Thursday, 30 January 2014

Congress retired hurt

In the futuristic planning processes currently unfolding in the Congress, politics does not seem to concern the now and the present.
Barring some concessions to the election season, such as the alliance in the process of being stitched up with the Rashtriya Janata Dal (RJD) in Bihar, the top leadership’s diffidence has sent despondent signals down the line in the run up to the polls, where the principal opposition party has mounted an all-cylinders-blazing campaign.
Party Vice-President Rahul Gandhi’s sincerity in effecting “radical, long-term” structural changes is matched only by the stoicism with which the old guard is maintaining status quo.
In a meeting with representatives of the SC/ST/OBC communities on December 13, Rahul had declared: “Congress cannot be functioning in the same manner. Processes need to be blown apart and we need to transform the way the Congress has been functioning. I know people dislike me for it but I don’t care.”
Contrast this claim with the most critical structure in an election year i.e. the screening committee for candidate selection, which has shown no signs of restructuring.
The screening committee of the Congress still includes the AICC general secretary in charge of a particular state, an observer from the AICC, the president of the Pradesh Congress Committee (PCC) and leader of the Congress Legislature Party.

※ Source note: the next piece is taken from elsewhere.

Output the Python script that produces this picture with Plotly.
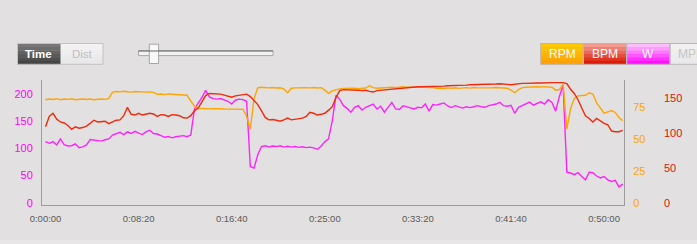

And while suggestions to the effect of fielding 50 per cent of the Lok Sabha candidates below the age of 35 years had been floated at an AICC meeting on January 17, the screening committees have so far received no broad directions for candidate selection.
Team Rahul Gandhi wants to ‘democratise’ the candidate selection and the screening committees will soon get ‘guidelines’ on the process.
Sources in the Rahul camp claim the age-old system of leaders of various camps recommending names for party tickets will be stopped.
But the reality is that, as opposed to Rahul pitching for younger candidates, the party fielded octogenarian Motilal Vohra and septuagenarians Murli Deora and Viplove Thakur for the upcoming Rajya Sabha elections.
“We do not expect many seats. We would be happy if at least 10 per cent seats were given to Congress workers who are less than 40,” said a Youth Congress functionary.
At the same time, the urgency and hunger for victory are replaced by various experiments to overhaul the organisation.
While the BJP has closed ranks and announced “winnability” as the only criterion for candidate selection in every seat, Rahul has announced that in at least 15 Lok Sabha seats across the country, candidates will be decided through a referendum.